> **Set task**
Please transcribe the data that follows without the pictures, keeping every word the same.

> **Source material**
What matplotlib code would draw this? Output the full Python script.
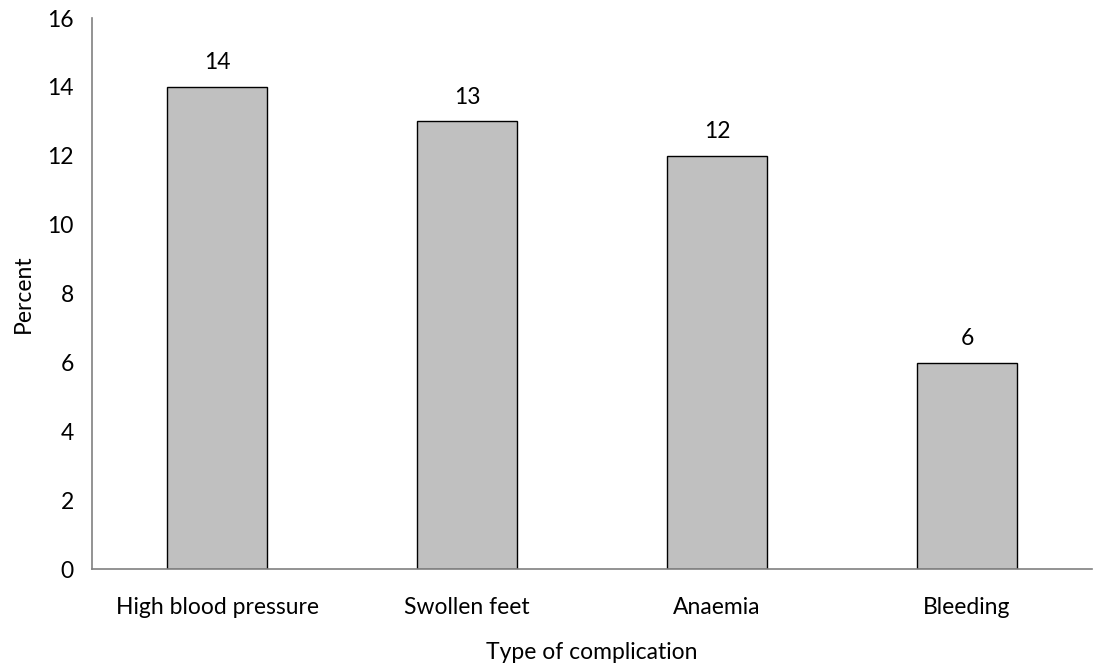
import matplotlib.pyplot as plt
import numpy as np

plt.rcParams['font.family'] = ['Lato', 'DejaVu Sans']

categories = ["High blood pressure", "Swollen feet", "Anaemia", "Bleeding"]
percent = [14, 13, 12, 6]
yticks = [0, 2, 4, 6, 8, 10, 12, 14, 16]

fig = plt.figure(figsize=(11.02, 6.69), dpi=100)
ax = fig.add_axes([0.0835, 0.149, 0.9075, 0.824])

x = np.arange(len(categories))
bars = ax.bar(x, percent, width=0.4, color="#c0c0c0", edgecolor="black", linewidth=1)

for xi, v in zip(x, percent):
    ax.text(xi, v + 0.4, str(v), ha="center", va="bottom", fontsize=16.5)

ax.set_xlim(-0.5, 3.5)
ax.set_ylim(0, 16)
ax.set_yticks(yticks)
ax.set_xticks(x)
ax.set_xticklabels(categories)
ax.tick_params(length=0, labelsize=16.5)
ax.tick_params(axis="x", pad=20)
ax.tick_params(axis="y", pad=13)

for s in ["top", "right"]:
    ax.spines[s].set_visible(False)
for s in ["left", "bottom"]:
    ax.spines[s].set_color("#808080")
    ax.spines[s].set_linewidth(1.2)

ax.set_xlabel("Type of complication", fontsize=16.5, labelpad=17)
ax.set_ylabel("Percent", fontsize=16.5, labelpad=10)

fig.savefig("out.png", dpi=100)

> **Output of the task**
What matplotlib code would draw this? Output the full Python script.
import matplotlib.pyplot as plt
import numpy as np

plt.rcParams['font.family'] = ['Lato', 'DejaVu Sans']

categories = ["High blood pressure", "Swollen feet", "Anaemia", "Bleeding"]
percent = [14, 13, 12, 6]
yticks = [0, 2, 4, 6, 8, 10, 12, 14, 16]

fig = plt.figure(figsize=(11.02, 6.69), dpi=100)
ax = fig.add_axes([0.0835, 0.149, 0.9075, 0.824])

x = np.arange(len(categories))
bars = ax.bar(x, percent, width=0.4, color="#c0c0c0", edgecolor="black", linewidth=1)

for xi, v in zip(x, percent):
    ax.text(xi, v + 0.4, str(v), ha="center", va="bottom", fontsize=16.5)

ax.set_xlim(-0.5, 3.5)
ax.set_ylim(0, 16)
ax.set_yticks(yticks)
ax.set_xticks(x)
ax.set_xticklabels(categories)
ax.tick_params(length=0, labelsize=16.5)
ax.tick_params(axis="x", pad=20)
ax.tick_params(axis="y", pad=13)

for s in ["top", "right"]:
    ax.spines[s].set_visible(False)
for s in ["left", "bottom"]:
    ax.spines[s].set_color("#808080")
    ax.spines[s].set_linewidth(1.2)

ax.set_xlabel("Type of complication", fontsize=16.5, labelpad=17)
ax.set_ylabel("Percent", fontsize=16.5, labelpad=10)

fig.savefig("out.png", dpi=100)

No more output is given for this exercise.